NextFin News - In a landmark verdict that underscores the escalating stakes of the global artificial intelligence race, a federal jury in San Francisco convicted former Google software engineer Linwei Ding on Thursday, January 29, 2026, of stealing sensitive AI trade secrets to benefit Chinese technology firms. Ding, a 38-year-old Chinese national also known as Leon Ding, was found guilty of seven counts of economic espionage and seven counts of theft of trade secrets following an 11-day trial. According to the U.S. Department of Justice, Ding systematically exfiltrated over 500 confidential files—totaling thousands of pages—detailing the proprietary hardware and software architecture that powers Google’s advanced AI data centers.
The conviction, delivered before U.S. District Judge Vince Chhabria, follows a multi-year investigation into Ding’s activities between May 2022 and May 2023. Prosecutors established that while Ding was employed at Google, he secretly served as the Chief Technology Officer for an early-stage Chinese tech firm and later founded his own AI startup in China, acting as its CEO. The stolen intellectual property included blueprints for Google’s custom Tensor Processing Unit (TPU) chips, Graphics Processing Unit (GPU) systems, and the sophisticated software orchestration layers that coordinate thousands of chips into a singular supercomputing entity. Ding now faces a maximum penalty of 15 years in prison for each count of economic espionage and 10 years for each count of trade secret theft, with a status conference scheduled for February 3, 2026.
This case represents a significant victory for the Disruptive Technology Strike Force, an interagency initiative launched in 2023 to prevent critical U.S. technologies from being acquired by foreign adversaries. The nature of the stolen data—specifically the TPU architecture—is particularly damaging. TPUs are the bedrock of Google’s ability to train large-scale generative models while reducing its reliance on external vendors like Nvidia. By obtaining these designs, the Chinese entities involved sought to bypass years of research and development, aiming to achieve parity with American computing infrastructure. According to evidence presented at trial, Ding even referenced China’s national policies on AI development in his pitches to investors, explicitly stating his intent to help China reach international levels of computing power.

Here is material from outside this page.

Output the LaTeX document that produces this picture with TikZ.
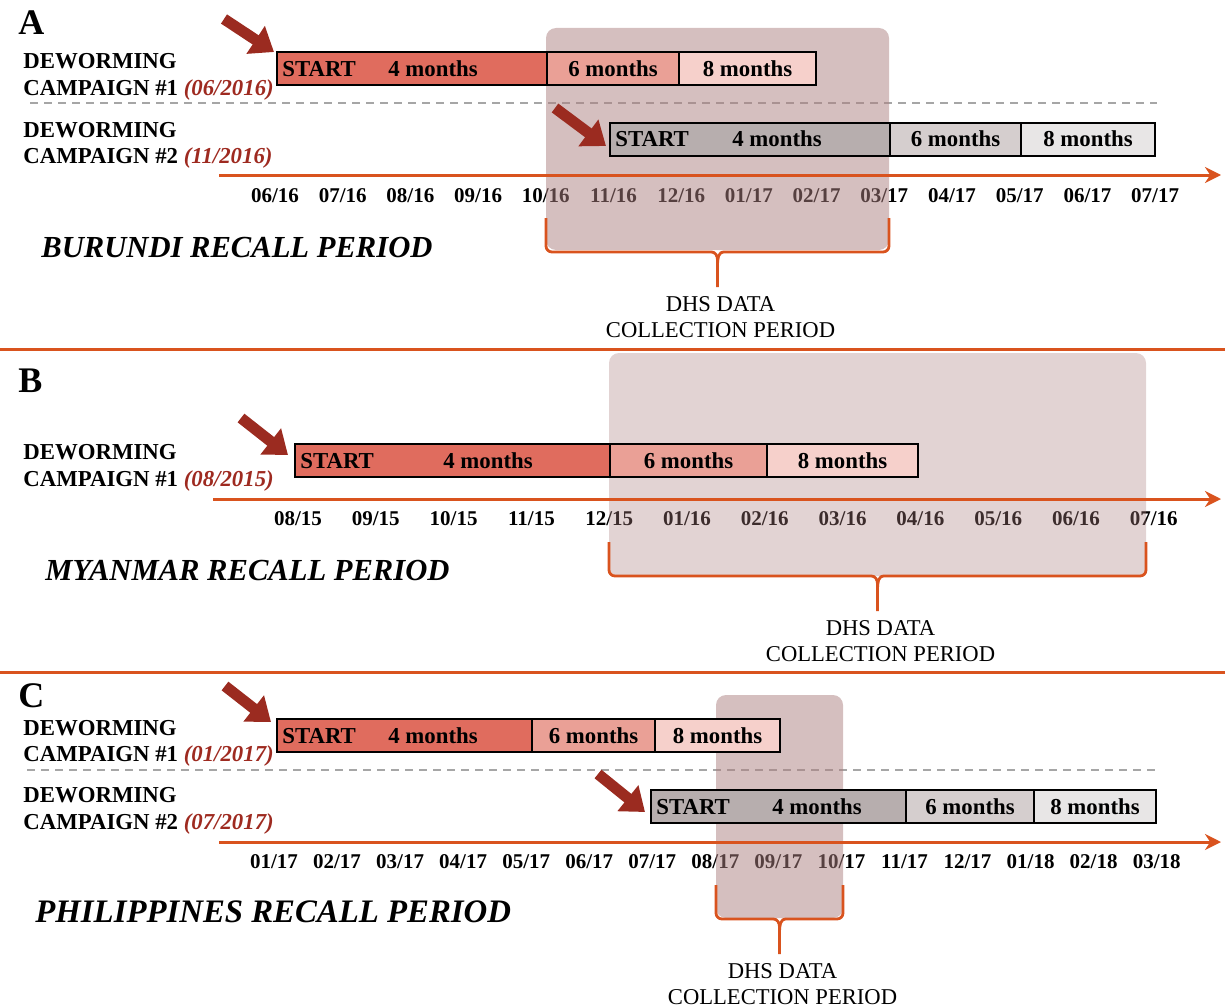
\documentclass[tikz,border=0pt]{standalone}
\usepackage{fontspec}
\setmainfont{Liberation Serif}
\usetikzlibrary{arrows.meta}
\definecolor{lineorange}{RGB}{217,83,30}
\definecolor{arrowred}{RGB}{155,43,32}
\definecolor{datered}{RGB}{158,42,32}
\definecolor{redfour}{RGB}{224,108,94}
\definecolor{redsix}{RGB}{234,160,150}
\definecolor{redeight}{RGB}{246,208,203}
\definecolor{grayfour}{RGB}{183,174,174}
\definecolor{graysix}{RGB}{213,206,206}
\definecolor{grayeight}{RGB}{232,230,230}
\definecolor{dhsshade}{RGB}{172,128,128}
\tikzset{
  panel-letter/.style={anchor=base west, inner sep=0pt, font=\fontsize{18}{20}\selectfont\bfseries},
  camp-label/.style={anchor=base west, inner sep=0pt, font=\fontsize{11.4}{13}\selectfont\bfseries},
  month-label/.style={anchor=base, inner sep=0pt, font=\fontsize{10.5}{12}\selectfont\bfseries},
  bar-text/.style={inner sep=0pt, font=\fontsize{11.4}{13}\selectfont\bfseries},
  recall-title/.style={anchor=base west, inner sep=0pt, font=\fontsize{15.3}{17}\selectfont\bfseries\itshape},
  dhs-text/.style={anchor=base, inner sep=0pt, font=\fontsize{11.3}{13}\selectfont},
  bar-line/.style={draw=black, line width=0.8pt},
  start-arrow/.style={arrowred, line width=5.5pt, -{Triangle[length=11pt,width=16pt]}},
  time-axis/.style={lineorange, line width=1.5pt, -{Stealth[length=8pt,width=8pt]}},
  panel-rule/.style={lineorange, line width=1.5pt},
  split-line/.style={gray!70, line width=1pt, dash pattern=on 4pt off 3pt},
  dhs-shade/.style={fill=dhsshade, fill opacity=0.5, rounded corners=5pt},
  dhs-brace/.style={lineorange, line width=1.4pt, rounded corners=3pt}
}
\newcommand{\campdate}[1]{\textcolor{datered}{\itshape #1}}
% name, top y, start x, end of 4/6/8 months, colour set, x of "4 months"
\newcommand{\campaignbar}[8]{
  \draw[bar-line, fill=#7four] (#3,#2) rectangle (#4,#2+33);
  \draw[bar-line, fill=#7six] (#4,#2) rectangle (#5,#2+33);
  \draw[bar-line, fill=#7eight] (#5,#2) rectangle (#6,#2+33);
  \coordinate (#1) at (#3,#2);
  \node[bar-text, anchor=base west] (#1-start) at (#3+5,#2+24) {START};
  \node[bar-text, anchor=base] (#1-four) at (#8,#2+24) {4 months};
  \node[bar-text, anchor=base] (#1-six) at ({(#4+#5)/2},#2+24) {6 months};
  \node[bar-text, anchor=base] (#1-eight) at ({(#5+#6)/2},#2+24) {8 months};
}
% prefix, left x, right x, top of the arms
\newcommand{\dhsbrace}[4]{
  \pgfmathsetmacro\bracemid{(#2+#3)/2}
  \draw[dhs-brace] (#2,#4) -- (#2,#4+34) -- (\bracemid-12,#4+34)
    .. controls (\bracemid-2,#4+34) and (\bracemid,#4+38) .. (\bracemid,#4+48) -- (\bracemid,#4+69);
  \draw[dhs-brace] (#3,#4) -- (#3,#4+34) -- (\bracemid+12,#4+34)
    .. controls (\bracemid+2,#4+34) and (\bracemid,#4+38) .. (\bracemid,#4+48);
  \node[dhs-text] (#1-dhs) at (\bracemid+3,#4+93) {DHS DATA};
  \node[dhs-text] (#1-collect) at (\bracemid+3,#4+119) {COLLECTION PERIOD};
}

\begin{document}
\begin{tikzpicture}[x=0.5pt,y=-0.5pt]
  \useasboundingbox (0,0) rectangle (1225,1006);

  % Panel A
  \node[panel-letter] (a-letter) at (18,35) {A};
  \node[camp-label] (a-c1-name) at (23,69) {DEWORMING};
  \node[camp-label] (a-c1-date) at (23,96) {CAMPAIGN \#1 \campdate{(06/2016)}};
  \node[camp-label] (a-c2-name) at (23,137) {DEWORMING};
  \node[camp-label] (a-c2-date) at (23,163) {CAMPAIGN \#2 \campdate{(11/2016)}};
  \draw[split-line] (30,103) -- (1157,103);
  \foreach \m/\y [count=\k from 0] in {06/16,07/16,08/16,09/16,10/16,11/16,12/16,01/17,02/17,03/17,04/17,05/17,06/17,07/17}
    \node[month-label] (a-m\k) at ({275+67.7*\k},202) {\m/\y};
  \fill[dhs-shade] (546,28) rectangle (889,250);
  \draw[time-axis] (219,175) -- (1221,175);
  \campaignbar{a-c1}{52}{277}{547}{679}{816}{red}{433}
  \campaignbar{a-c2}{123}{610}{890}{1021}{1155}{gray}{777}
  \coordinate (a-c1-tail) at (224,19);
  \coordinate (a-c2-tail) at (555,108);
  \draw[start-arrow] (a-c1-tail) -- ([shift={(-3,0)}]a-c1);
  \draw[start-arrow] (a-c2-tail) -- ([shift={(-4,23)}]a-c2);
  \dhsbrace{a}{546}{889}{218}
  \node[recall-title] (a-title) at (41,257) {BURUNDI RECALL PERIOD};
  \draw[panel-rule] (0,349) -- (1225,349);

  % Panel B
  \node[panel-letter] (b-letter) at (18,392) {B};
  \node[camp-label] (b-c1-name) at (23,459) {DEWORMING};
  \node[camp-label] (b-c1-date) at (23,486) {CAMPAIGN \#1 \campdate{(08/2015)}};
  \foreach \m/\y [count=\k from 0] in {08/15,09/15,10/15,11/15,12/15,01/16,02/16,03/16,04/16,05/16,06/16,07/16}
    \node[month-label] (b-m\k) at ({298+77.8*\k},525) {\m/\y};
  \fill[dhs-shade, fill opacity=0.35] (609,353) rectangle (1146,576);
  \draw[time-axis] (213,499) -- (1221,499);
  \campaignbar{b-c1}{444}{295}{610}{767}{918}{red}{488}
  \coordinate (b-c1-tail) at (241,418);
  \draw[start-arrow] (b-c1-tail) -- ([shift={(-7,11)}]b-c1);
  \dhsbrace{b}{609}{1146}{542}
  \node[recall-title] (b-title) at (45,580) {MYANMAR RECALL PERIOD};
  \draw[panel-rule] (0,672) -- (1225,672);

  % Panel C
  \node[panel-letter] (c-letter) at (18,707) {C};
  \node[camp-label] (c-c1-name) at (23,735) {DEWORMING};
  \node[camp-label] (c-c1-date) at (23,761) {CAMPAIGN \#1 \campdate{(01/2017)}};
  \node[camp-label] (c-c2-name) at (23,802) {DEWORMING};
  \node[camp-label] (c-c2-date) at (23,829) {CAMPAIGN \#2 \campdate{(07/2017)}};
  \draw[split-line] (27,770) -- (1157,770);
  \foreach \m/\y [count=\k from 0] in {01/17,02/17,03/17,04/17,05/17,06/17,07/17,08/17,09/17,10/17,11/17,12/17,01/18,02/18,03/18}
    \node[month-label] (c-m\k) at ({274+63.05*\k},868) {\m/\y};
  \fill[dhs-shade] (716,695) rectangle (843,918);
  \draw[time-axis] (219,842) -- (1221,842);
  \campaignbar{c-c1}{719}{277}{532}{655}{780}{red}{433}
  \campaignbar{c-c2}{790}{651}{906}{1034}{1156}{gray}{817}
  \coordinate (c-c1-tail) at (225,686);
  \coordinate (c-c2-tail) at (598,774);
  \draw[start-arrow] (c-c1-tail) -- ([shift={(-6,3)}]c-c1);
  \draw[start-arrow] (c-c2-tail) -- ([shift={(-6,22)}]c-c2);
  \dhsbrace{c}{716}{843}{885}
  \node[recall-title, font=\fontsize{16.4}{18}\selectfont\bfseries\itshape] (c-title) at (35,922) {PHILIPPINES RECALL PERIOD};
\end{tikzpicture}
\end{document}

From an industry perspective, the Ding conviction highlights a critical vulnerability in the "open-innovation" culture of Silicon Valley: the insider threat. Despite Google’s robust digital perimeters, Ding managed to upload proprietary data to a personal Google Cloud account by copying information into the Apple Notes application on his Google-issued laptop and then converting it into PDFs. This method bypassed traditional data loss prevention (DLP) triggers that typically flag large file transfers or direct uploads of source code. The incident suggests that as AI models become the primary drivers of corporate valuation, the focus of corporate security must shift from external cybersecurity to more rigorous internal behavioral analytics and "zero-trust" access models for core IP.
The geopolitical implications are equally profound. Under the administration of U.S. President Trump, the federal government has intensified its scrutiny of technology transfers to the People’s Republic of China. This conviction serves as a deterrent, signaling that the U.S. will utilize the full weight of the Economic Espionage Act to protect its "AI moat." For China, the reliance on such clandestine acquisitions reflects the widening gap caused by U.S. export controls on high-end semiconductors. As the U.S. restricts the flow of physical chips, the value of the underlying design files and software stacks increases exponentially, making engineers like Ding high-value targets for state-sponsored talent recruitment programs.
Looking ahead, the tech industry should anticipate a tightening of employment contracts and more frequent use of the "talent plan" disclosures during the hiring of foreign nationals in sensitive roles. We are likely to see a surge in investment toward "sovereign AI" security—tools specifically designed to protect the weights of large language models and the physical layouts of AI accelerators. As U.S. President Trump continues to prioritize national security in trade policy, the Ding case will likely be cited as a foundational precedent for future enforcement actions. The era of relatively fluid intellectual exchange in AI is rapidly closing, replaced by a regime where code is treated with the same level of classification as military hardware.